__Task goal__
Everything from the first line down to the line containing "ccl27_n1_sem = [145, 65, 84]" is to be retyped exactly, both ends included, with pictures left out.

__________

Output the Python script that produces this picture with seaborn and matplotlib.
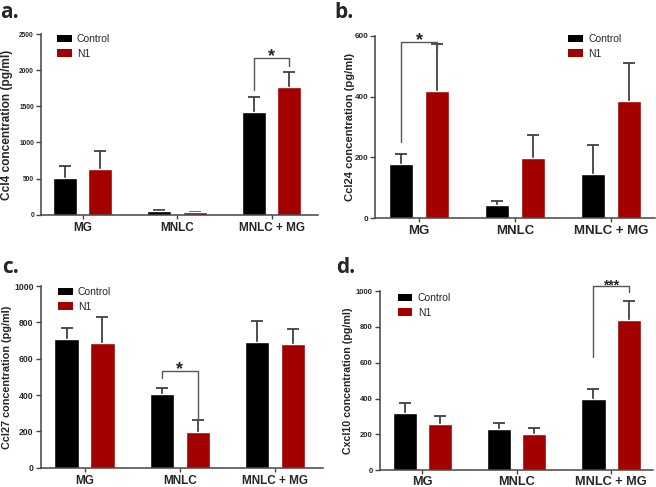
import numpy as np
import pandas as pd

import matplotlib
matplotlib.use('Agg')
import matplotlib.pyplot as plt
from matplotlib.patches import Patch
import seaborn as sns

# Groups and conditions
groups = ['MG', 'MNLC', 'MNLC + MG']
conditions = ['Control', 'N1']

# Ccl4 (pg/ml): mean and SEM
ccl4_control = [505, 51, 1417]
ccl4_control_sem = [171, 18, 208]
ccl4_n1 = [630, 32, 1764]
ccl4_n1_sem = [259, 10, 213]

# Ccl24 (pg/ml)
ccl24_control = [178, 45, 147]
ccl24_control_sem = [32, 12, 95]
ccl24_n1 = [417, 199, 385]
ccl24_n1_sem = [157, 75, 126]

# Ccl27 (pg/ml)
ccl27_control = [706, 405, 690]
ccl27_control_sem = [61, 34, 116]
ccl27_n1 = [686, 196, 679]
ccl27_n1_sem = [145, 65, 84]

# Cxcl10 (pg/ml)
cxcl10_control = [322, 231, 398]
cxcl10_control_sem = [56, 35, 58]
cxcl10_n1 = [260, 203, 837]
cxcl10_n1_sem = [43, 35, 110]

# Significance brackets: group index, label, left end, right end, top
sig_ccl4 = (2, '*', 1722, 2056, 2171)
sig_ccl24 = (0, '*', 252, 561, 578)
sig_ccl27 = (1, '*', 495, 261, 530)
sig_cxcl10 = (2, '***', 631, 993, 1031)

palette = {'Control': 'black', 'N1': '#a30000'}
err_color = '#404040'


def draw_panel(fig, rect, tag, ylabel, control, control_sem, n1, n1_sem, sig,
               ymax, yticks, xlim, sizes, legend_anchor, ylabel_x, star_size, star_dy,
               xpad=2):
    ax = fig.add_axes(rect)
    df = pd.DataFrame({
        'group': groups * 2,
        'condition': [conditions[0]] * 3 + [conditions[1]] * 3,
        'value': control + n1,
    })
    sns.barplot(data=df, x='group', y='value', hue='condition', order=groups,
                hue_order=conditions, palette=palette, width=0.75, gap=0.32,
                saturation=1, errorbar=None, legend=False, ax=ax, zorder=2)

    # Upper-only SEM bars
    sems = [control_sem, n1_sem]
    centers = []
    for cont, sem in zip(ax.containers, sems):
        xs = [p.get_x() + p.get_width() / 2 for p in cont.patches]
        ys = [p.get_height() for p in cont.patches]
        centers.append(xs)
        eb = ax.errorbar(xs, ys, yerr=[np.zeros(len(sem)), sem], fmt='none',
                         ecolor=err_color, elinewidth=1.3, capsize=4.2,
                         capthick=1.3, zorder=1)
        eb[1][0].set_visible(False)  # hide the lower cap

    # Significance bracket
    gi, label, y_left, y_right, y_top = sig
    x0, x1 = centers[0][gi], centers[1][gi]
    ax.plot([x0, x0, x1, x1], [y_left, y_top, y_top, y_right], color='#555555',
            lw=1.0, clip_on=False, zorder=3)
    ax.annotate(label, xy=((x0 + x1) / 2, y_top), xytext=(0, star_dy),
                textcoords='offset points', ha='center', va='baseline',
                fontsize=star_size, fontweight='bold', annotation_clip=False)

    ax.set_xlim(*xlim)
    ax.set_ylim(0, ymax)
    ax.set_yticks(yticks)
    ax.set_xlabel('')
    ax.set_ylabel(ylabel, fontsize=sizes[2], fontweight='bold')
    ax.yaxis.set_label_coords(ylabel_x, 0.5)
    ax.tick_params(axis='y', labelsize=sizes[0], length=3.5, width=1.0,
                   color='#444444', pad=1.5)
    ax.tick_params(axis='x', labelsize=sizes[1], length=3, width=1.0,
                   color='#444444', pad=xpad)
    for lab in ax.get_yticklabels() + ax.get_xticklabels():
        lab.set_fontweight('bold')
    sns.despine(ax=ax)
    for side in ['left', 'bottom']:
        ax.spines[side].set_color('#444444')
        ax.spines[side].set_linewidth(1.1)

    handles = [Patch(facecolor=palette[c], edgecolor='none') for c in conditions]
    ax.legend(handles, conditions, loc='upper left', bbox_to_anchor=legend_anchor,
              frameon=False, fontsize=7.5, handlelength=1.4, handleheight=0.7,
              handletextpad=0.5, labelspacing=0.45, borderaxespad=0, borderpad=0)

    fig.text(rect[0] + tag[1], tag[2], tag[0], fontsize=15, fontweight='bold',
             family=['Open Sans', 'DejaVu Sans'], va='baseline')
    return ax


def main():
    sns.set_style('ticks')
    plt.rcParams['font.family'] = ['Liberation Sans', 'DejaVu Sans']

    fig = plt.figure(figsize=(6.56, 4.87), dpi=100)

    draw_panel(fig, [0.0625, 0.559, 0.422, 0.371], ('a.', -0.062, 0.963),
               'Ccl4 concentration (pg/ml)', ccl4_control, ccl4_control_sem,
               ccl4_n1, ccl4_n1_sem, sig_ccl4, 2500, [0, 500, 1000, 1500, 2000, 2500],
               (-0.44, 2.49), (4.8, 8.5, 8.6), (0.058, 1.0), -0.1, 13, -2)

    draw_panel(fig, [0.5716, 0.5517, 0.427, 0.375], ('b.', -0.062, 0.963),
               'Ccl24 concentration (pg/ml)', ccl24_control, ccl24_control_sem,
               ccl24_n1, ccl24_n1_sem, sig_ccl24, 600, [0, 200, 400, 600],
               (-0.46, 2.46), (5.8, 9.5, 8.1), (0.69, 1.01), -0.073, 13, -2)

    draw_panel(fig, [0.062, 0.0397, 0.43, 0.373], ('c.', -0.058, 0.4394),
               'Ccl27 concentration (pg/ml)', ccl27_control, ccl27_control_sem,
               ccl27_n1, ccl27_n1_sem, sig_ccl27, 1000, [0, 200, 400, 600, 800, 1000],
               (-0.46, 2.5), (6.2, 8.5, 7.8), (0.062, 0.995), -0.1, 13, -2)

    draw_panel(fig, [0.579, 0.0343, 0.416, 0.368], ('d.', -0.067, 0.4394),
               'Cxcl10 concentration (pg/ml)', cxcl10_control, cxcl10_control_sem,
               cxcl10_n1, cxcl10_n1_sem, sig_cxcl10, 1000, [0, 200, 400, 600, 800, 1000],
               (-0.45, 2.44), (5.5, 9.2, 7.7), (0.066, 0.99), -0.097, 10, -3, xpad=1)

    fig.savefig('out.png', dpi=100)
    plt.close(fig)


if __name__ == '__main__':
    main()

__________

__Output__
Output the Python script that produces this picture with seaborn and matplotlib.
import numpy as np
import pandas as pd

import matplotlib
matplotlib.use('Agg')
import matplotlib.pyplot as plt
from matplotlib.patches import Patch
import seaborn as sns

# Groups and conditions
groups = ['MG', 'MNLC', 'MNLC + MG']
conditions = ['Control', 'N1']

# Ccl4 (pg/ml): mean and SEM
ccl4_control = [505, 51, 1417]
ccl4_control_sem = [171, 18, 208]
ccl4_n1 = [630, 32, 1764]
ccl4_n1_sem = [259, 10, 213]

# Ccl24 (pg/ml)
ccl24_control = [178, 45, 147]
ccl24_control_sem = [32, 12, 95]
ccl24_n1 = [417, 199, 385]
ccl24_n1_sem = [157, 75, 126]

# Ccl27 (pg/ml)
ccl27_control = [706, 405, 690]
ccl27_control_sem = [61, 34, 116]
ccl27_n1 = [686, 196, 679]
ccl27_n1_sem = [145, 65, 84]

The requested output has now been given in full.